The class can then be instantiated as follows:

from sofirpy import Run

run_name = "Run_1"
config_path = Path("example_config.json")
model_classes = {"pid": PID}
fmu_path = Path("DC_Motor.fmu")
fmu_paths = {"DC_Motor": fmu_path}

run = Run.from_config_file(run_name, config_path, fmu_paths, model_classes)

Alternatively a run can be instantiated by providing the configuration without a configuration file. See Run.from_config for full documentation.

from sofirpy import Run

run_name = "Run_1"
config_path = Path("example_config.json")
model_classes = {"pid": PID}
fmu_path = Path("DC_Motor.fmu")
fmu_paths = {"DC_Motor": fmu_path}

run = Run.from_config(
    run_name=run_name,
    stop_time=10,
    step_size=0.1,
    fmu_paths=fmu_paths,
    model_classes=model_classes,
    )

The Run class offers multiple methods to read or manipulate the simulation data. Few examples:

run.stop_time = 100 # change the stop time
run.set_start_value(
    model_name="<model_name>",
    parameter_name="<name of the parameter>",
    value=new_start_value,
) # set the start value of a parameter
path_to_fmu = run.get_fmu_path("<model_name>") # get the path of a fmu

See Run for all available methods.

After configuration the run can be simulated by calling the simulate method:

run.simulate()
result = run.time_series
units = run.units

Storing a Run

The simulated run can then be stored inside a hdf5 file. All relevant data is stored to be able to recreate the simulation.
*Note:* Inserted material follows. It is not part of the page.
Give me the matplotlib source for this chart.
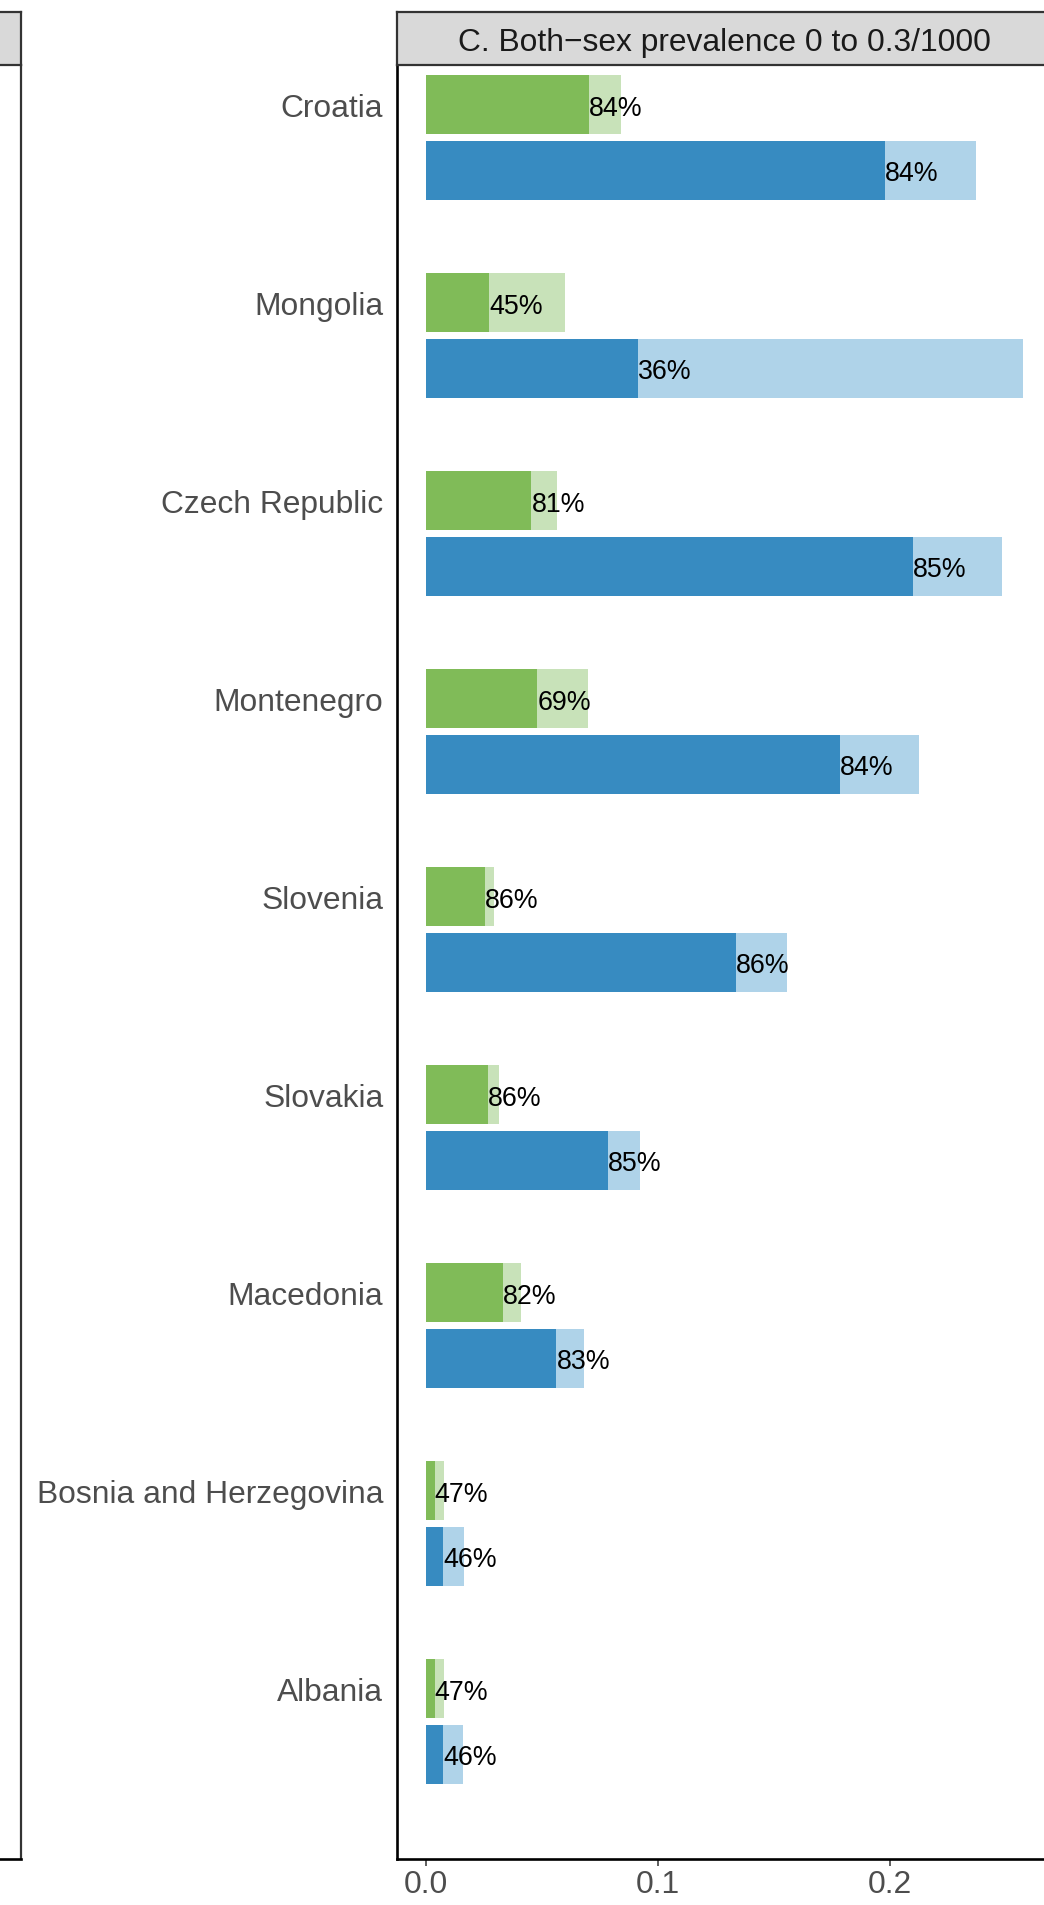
import matplotlib
matplotlib.use("Agg")
import matplotlib.pyplot as plt
import numpy as np

plt.rcParams['font.family'] = ['Liberation Sans', 'DejaVu Sans']

# data (prevalence per 1000)
countries = ["Croatia", "Mongolia", "Czech Republic", "Montenegro", "Slovenia",
             "Slovakia", "Macedonia", "Bosnia and Herzegovina", "Albania"]
green_total = [0.0840, 0.0600, 0.0564, 0.0699, 0.0293, 0.0315, 0.0410, 0.0078, 0.0078]
green_part = [0.0702, 0.0272, 0.0453, 0.0479, 0.0251, 0.0267, 0.0332, 0.0036, 0.0036]
green_pct = ["84%", "45%", "81%", "69%", "86%", "86%", "82%", "47%", "47%"]
blue_total = [0.2370, 0.2573, 0.2483, 0.2125, 0.1556, 0.0922, 0.0678, 0.0164, 0.0159]
blue_part = [0.1978, 0.0913, 0.2099, 0.1784, 0.1336, 0.0784, 0.0561, 0.0074, 0.0074]
blue_pct = ["84%", "36%", "85%", "84%", "86%", "85%", "83%", "46%", "46%"]
x_ticks = [0.0, 0.1, 0.2]
strip_title = "C. Both\u2212sex prevalence 0 to 0.3/1000"

green_dark, green_light = "#80BB58", "#C8E2B9"
blue_dark, blue_light = "#378BC1", "#AFD3E9"
grey20, grey30, grey85 = "#333333", "#4D4D4D", "#D9D9D9"

W, H = 1044, 1906
fig = plt.figure(figsize=(W / 100, H / 100), dpi=100)

def fx(px):
    return px / W

def fy(px):
    return 1 - px / H

panel_top, panel_bot = 66, 1860
strip_top = 13.3

# left (previous facet), mostly cut off
ax0 = fig.add_axes([fx(-400), fy(panel_bot), fx(421), fy(panel_top) - fy(panel_bot)])
ax0.set_xticks([]); ax0.set_yticks([])
for s in ["top", "left"]:
    ax0.spines[s].set_visible(False)
ax0.spines["right"].set_color(grey20)
ax0.spines["right"].set_linewidth(1.6)
ax0.spines["bottom"].set_color("black")
ax0.spines["bottom"].set_linewidth(1.9)
st0 = fig.add_axes([fx(-400), fy(panel_top), fx(421), fy(strip_top) - fy(panel_top)])
st0.set_facecolor(grey85)
st0.set_xticks([]); st0.set_yticks([])
for s in st0.spines.values():
    s.set_color(grey20); s.set_linewidth(1.6)

# main facet
left_px, right_px = 396.5, 1052.8
ax = fig.add_axes([fx(left_px), fy(panel_bot), fx(right_px - left_px), fy(panel_top) - fy(panel_bot)])

y = np.arange(len(countries))
off = 0.333
bh = 0.298
ax.barh(y, green_total, height=bh, color=green_light, linewidth=0)
ax.barh(y, green_part, height=bh, color=green_dark, linewidth=0)
ax.barh(y + off, blue_total, height=bh, color=blue_light, linewidth=0)
ax.barh(y + off, blue_part, height=bh, color=blue_dark, linewidth=0)

for i in range(len(countries)):
    ax.text(green_part[i], y[i], green_pct[i], ha="left", va="center_baseline",
            fontsize=19.3, color="black")
    ax.text(blue_part[i], y[i] + off, blue_pct[i], ha="left", va="center_baseline",
            fontsize=19.3, color="black")

xmax = max(blue_total)
ax.set_xlim(-0.05 * xmax, 1.05 * xmax)
ax.set_ylim(len(countries) - 1 + 0.861, -0.1995)
ax.set_yticks(y)
ax.set_yticklabels(countries)
ax.set_xticks(x_ticks)
ax.set_xticklabels([f"{t:.1f}" for t in x_ticks])
ax.tick_params(axis="y", length=0, pad=9.5, labelsize=22.9, labelcolor=grey30)
ax.tick_params(axis="x", length=5, width=1.1, color=grey20, pad=2,
               labelsize=22.9, labelcolor=grey30)
ax.spines["top"].set_visible(False)
ax.spines["right"].set_color(grey20)
ax.spines["left"].set_color("black")
ax.spines["bottom"].set_color("black")
for s in ["left", "bottom", "right"]:
    ax.spines[s].set_linewidth(1.9)

st = fig.add_axes([fx(left_px), fy(panel_top), fx(right_px - left_px), fy(strip_top) - fy(panel_top)])
st.set_facecolor(grey85)
st.set_xticks([]); st.set_yticks([])
for s in st.spines.values():
    s.set_color(grey20); s.set_linewidth(1.6)
st.text(0.5, 0.5, strip_title, transform=st.transAxes, ha="center", va="center_baseline",
        fontsize=22.9, color="#1A1A1A")

fig.savefig("out.png", dpi=100)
run.to_hdf5(hdf5_path = "path/to/hdf5")

If the HDF5 file doesn’t already exist, it will be created for you automatically. The HDF5 file is then initialized by adding metadata and creating a “models” group within it. The FMUs are stored as binary data inside this group. The custom defined model_classes are preserved by storing their source code. If possible these classes are also serialized using cloudpickle. This makes it easy to rerun the simulation from the hdf5. However, it is not always possible to read back the serialized model_classes. In Loading a Run the limitations are discussed.

A new run will be stored in a top level group with the name of the run. All the configuration data, results and the dependencies of your python environment are stored here.

Note

The start values need to be json serializable. If this is not the case the serialize and deserialize behavior of the start_values can be changed.
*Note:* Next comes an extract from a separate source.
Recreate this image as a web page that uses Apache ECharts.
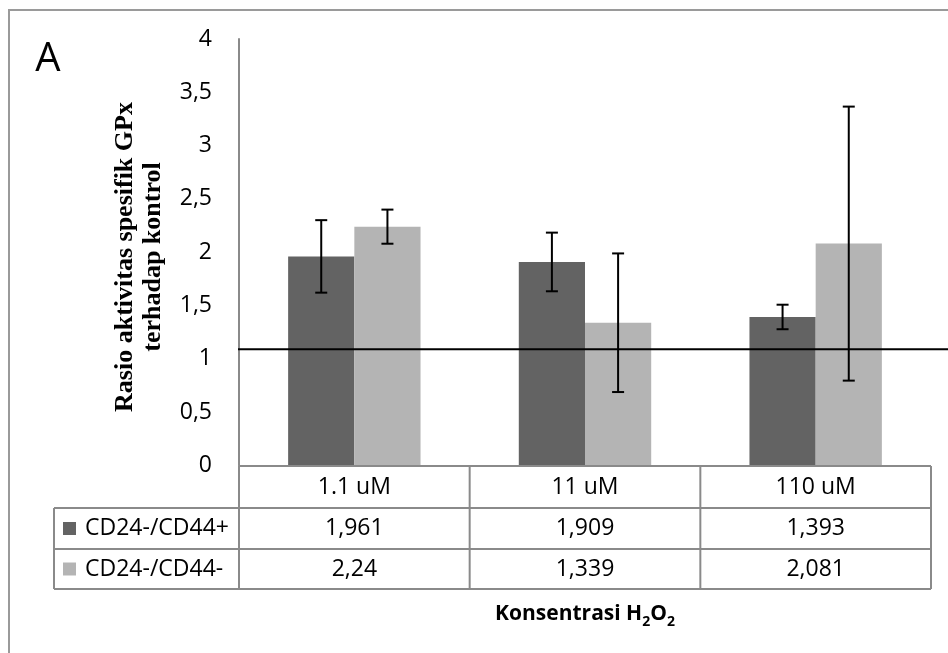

To change the serialization and deserialization behavior for the start values custom methods can be defined as follows:

from sofirpy import Run
import sofirpy.rdm.hdf5.hdf5 as h5
from sofirpy.rdm.hdf5.serialize import Serializer, DatasetSerializer
from sofirpy.rdm.hdf5.deserialize import Deserialize, Deserializer
import pickle


class StartValuesSerializer(DatasetSerializer):
    @staticmethod
    def serialize(run: Run, model_name: str) -> bytes:
        model = run.models[model_name]
        return pickle.dumps(model.start_values)
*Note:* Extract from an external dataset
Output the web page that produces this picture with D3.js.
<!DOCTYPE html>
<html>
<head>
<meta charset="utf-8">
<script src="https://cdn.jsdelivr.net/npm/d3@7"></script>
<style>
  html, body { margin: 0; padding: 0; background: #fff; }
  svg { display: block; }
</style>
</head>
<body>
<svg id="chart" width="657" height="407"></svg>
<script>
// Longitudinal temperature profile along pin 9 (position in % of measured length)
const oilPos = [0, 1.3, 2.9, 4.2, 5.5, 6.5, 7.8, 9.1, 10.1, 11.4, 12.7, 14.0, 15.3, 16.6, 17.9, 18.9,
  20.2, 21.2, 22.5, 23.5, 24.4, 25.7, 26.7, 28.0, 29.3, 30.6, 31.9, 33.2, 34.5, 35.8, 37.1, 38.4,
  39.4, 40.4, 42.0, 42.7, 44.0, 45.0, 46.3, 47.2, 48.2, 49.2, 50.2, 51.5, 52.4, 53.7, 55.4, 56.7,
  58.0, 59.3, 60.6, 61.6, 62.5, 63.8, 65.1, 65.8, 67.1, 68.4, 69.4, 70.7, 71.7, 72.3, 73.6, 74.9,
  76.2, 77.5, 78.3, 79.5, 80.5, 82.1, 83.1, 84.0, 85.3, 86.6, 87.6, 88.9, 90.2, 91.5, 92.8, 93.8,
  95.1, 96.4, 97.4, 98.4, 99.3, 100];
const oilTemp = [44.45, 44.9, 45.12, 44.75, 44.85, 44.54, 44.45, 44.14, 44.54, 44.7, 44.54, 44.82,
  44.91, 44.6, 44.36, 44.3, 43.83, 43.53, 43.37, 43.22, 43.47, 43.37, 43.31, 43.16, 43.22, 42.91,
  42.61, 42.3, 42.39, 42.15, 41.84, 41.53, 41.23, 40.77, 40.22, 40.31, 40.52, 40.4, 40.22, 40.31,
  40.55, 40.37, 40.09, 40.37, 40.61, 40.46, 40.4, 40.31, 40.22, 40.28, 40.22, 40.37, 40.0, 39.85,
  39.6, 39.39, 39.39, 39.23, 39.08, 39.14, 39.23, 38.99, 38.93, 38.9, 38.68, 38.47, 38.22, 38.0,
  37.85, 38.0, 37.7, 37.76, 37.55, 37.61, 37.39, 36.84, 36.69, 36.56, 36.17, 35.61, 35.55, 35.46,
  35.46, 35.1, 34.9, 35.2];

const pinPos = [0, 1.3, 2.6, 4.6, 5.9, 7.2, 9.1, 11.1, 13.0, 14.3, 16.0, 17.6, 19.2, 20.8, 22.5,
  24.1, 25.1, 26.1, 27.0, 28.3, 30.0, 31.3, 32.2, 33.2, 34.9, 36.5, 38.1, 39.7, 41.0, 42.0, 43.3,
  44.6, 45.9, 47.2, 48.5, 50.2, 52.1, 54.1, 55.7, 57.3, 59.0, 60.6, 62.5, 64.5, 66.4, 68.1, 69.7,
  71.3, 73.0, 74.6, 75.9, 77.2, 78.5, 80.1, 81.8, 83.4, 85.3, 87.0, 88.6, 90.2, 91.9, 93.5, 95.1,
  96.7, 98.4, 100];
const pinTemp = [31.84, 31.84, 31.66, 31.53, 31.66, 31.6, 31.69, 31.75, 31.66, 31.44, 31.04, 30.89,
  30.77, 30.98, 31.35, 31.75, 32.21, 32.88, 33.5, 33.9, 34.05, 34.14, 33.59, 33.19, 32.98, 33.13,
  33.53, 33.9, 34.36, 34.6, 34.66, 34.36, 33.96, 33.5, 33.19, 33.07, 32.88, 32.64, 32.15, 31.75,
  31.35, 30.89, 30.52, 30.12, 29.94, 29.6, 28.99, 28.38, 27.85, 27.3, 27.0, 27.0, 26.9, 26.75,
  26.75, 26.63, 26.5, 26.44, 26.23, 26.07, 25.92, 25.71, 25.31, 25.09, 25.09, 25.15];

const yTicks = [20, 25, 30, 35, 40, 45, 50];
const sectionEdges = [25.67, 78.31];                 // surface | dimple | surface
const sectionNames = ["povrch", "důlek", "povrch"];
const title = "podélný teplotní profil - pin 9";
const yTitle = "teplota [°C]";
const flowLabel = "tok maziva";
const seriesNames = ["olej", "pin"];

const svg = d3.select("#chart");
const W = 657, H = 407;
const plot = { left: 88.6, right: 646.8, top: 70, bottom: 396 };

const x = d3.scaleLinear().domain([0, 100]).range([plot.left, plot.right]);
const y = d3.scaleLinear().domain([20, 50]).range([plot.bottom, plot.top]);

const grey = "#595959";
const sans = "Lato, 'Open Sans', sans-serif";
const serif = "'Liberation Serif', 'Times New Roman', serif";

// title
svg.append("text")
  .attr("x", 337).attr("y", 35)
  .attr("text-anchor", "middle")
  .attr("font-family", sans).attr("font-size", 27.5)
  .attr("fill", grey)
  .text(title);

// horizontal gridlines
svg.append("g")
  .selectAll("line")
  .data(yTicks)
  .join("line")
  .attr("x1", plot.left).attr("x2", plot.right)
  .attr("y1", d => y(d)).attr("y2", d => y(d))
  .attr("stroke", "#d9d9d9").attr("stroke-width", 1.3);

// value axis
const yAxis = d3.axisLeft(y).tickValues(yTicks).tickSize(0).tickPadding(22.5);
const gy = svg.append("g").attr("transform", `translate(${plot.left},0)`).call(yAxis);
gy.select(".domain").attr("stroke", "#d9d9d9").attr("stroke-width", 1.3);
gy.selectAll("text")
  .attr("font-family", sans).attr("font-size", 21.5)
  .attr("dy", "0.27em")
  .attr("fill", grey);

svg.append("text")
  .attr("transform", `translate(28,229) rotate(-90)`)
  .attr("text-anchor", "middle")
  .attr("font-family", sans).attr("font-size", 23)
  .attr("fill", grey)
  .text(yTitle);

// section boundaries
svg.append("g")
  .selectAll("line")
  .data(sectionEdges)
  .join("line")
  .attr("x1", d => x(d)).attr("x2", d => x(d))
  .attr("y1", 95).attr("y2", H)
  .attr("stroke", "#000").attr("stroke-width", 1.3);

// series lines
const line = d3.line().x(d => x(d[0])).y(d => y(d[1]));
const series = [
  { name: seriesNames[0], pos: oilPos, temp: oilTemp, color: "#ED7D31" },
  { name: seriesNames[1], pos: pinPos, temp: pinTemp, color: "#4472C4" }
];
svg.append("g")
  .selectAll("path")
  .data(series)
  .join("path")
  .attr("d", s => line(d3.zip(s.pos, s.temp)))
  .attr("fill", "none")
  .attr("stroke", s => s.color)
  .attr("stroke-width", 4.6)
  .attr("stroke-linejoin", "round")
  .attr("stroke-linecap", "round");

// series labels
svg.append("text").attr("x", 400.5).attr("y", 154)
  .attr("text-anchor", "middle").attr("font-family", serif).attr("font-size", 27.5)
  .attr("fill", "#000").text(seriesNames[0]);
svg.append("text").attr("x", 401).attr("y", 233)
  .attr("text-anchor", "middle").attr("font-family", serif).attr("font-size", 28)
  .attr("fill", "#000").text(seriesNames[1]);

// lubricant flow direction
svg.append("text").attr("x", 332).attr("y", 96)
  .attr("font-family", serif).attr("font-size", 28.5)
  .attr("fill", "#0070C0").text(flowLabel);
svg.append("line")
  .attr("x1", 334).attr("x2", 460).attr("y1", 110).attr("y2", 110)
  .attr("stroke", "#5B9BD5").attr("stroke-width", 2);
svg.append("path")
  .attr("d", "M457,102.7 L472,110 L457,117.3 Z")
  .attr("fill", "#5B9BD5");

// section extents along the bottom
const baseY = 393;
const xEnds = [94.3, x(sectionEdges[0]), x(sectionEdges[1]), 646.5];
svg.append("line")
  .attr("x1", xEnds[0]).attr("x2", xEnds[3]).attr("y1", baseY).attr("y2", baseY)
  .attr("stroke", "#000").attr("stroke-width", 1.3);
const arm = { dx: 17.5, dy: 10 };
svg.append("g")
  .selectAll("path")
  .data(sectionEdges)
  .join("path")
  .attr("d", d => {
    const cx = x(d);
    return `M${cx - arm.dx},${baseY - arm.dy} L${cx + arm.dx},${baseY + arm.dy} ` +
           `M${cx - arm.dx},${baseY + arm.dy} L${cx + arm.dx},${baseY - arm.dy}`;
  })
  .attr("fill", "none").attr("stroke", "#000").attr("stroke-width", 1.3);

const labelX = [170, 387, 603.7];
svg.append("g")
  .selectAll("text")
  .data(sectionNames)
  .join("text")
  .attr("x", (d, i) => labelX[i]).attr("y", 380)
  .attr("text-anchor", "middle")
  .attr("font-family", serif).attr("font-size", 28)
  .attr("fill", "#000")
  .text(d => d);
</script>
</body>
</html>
Serializer.use_start_value_serializer(StartValuesSerializer)


class StartValuesDeserializer(Deserialize):
    @staticmethod
    def deserialize(run_group: h5.Group, data: bytes) -> dict:
        return pickle.loads(data)


Deserializer.use_start_values_deserializer(StartValuesDeserializer)

Loading a Run

Loading a run from a hdf5 can be achieved as follows:

from sofirpy import Run

Run.from_hdf5(run_name="run_name", hdf5_path = "path/to/hdf5")

The ability to simulate a stored run from an HDF5 file depends on the compatibility of the current environment with the environment at the time the run was saved. Specifically, if both the operating system and Python version of the current environment match those of the original run, it is feasible to rerun the simulation.

However, if there is a disparity in the Python version, and custom model classes were defined in the original run, rerunning the simulation might not be possible. Nevertheless, the model classes can be manually reconstructed using the stored source code of the classes and the dependencies used when storing the run.

In cases where the operating system differs from the one in which the run was initially executed, simulating the model classes and the FMUs could fail.

If a rerun of the simulation was successful all the metadata of the run will be updated.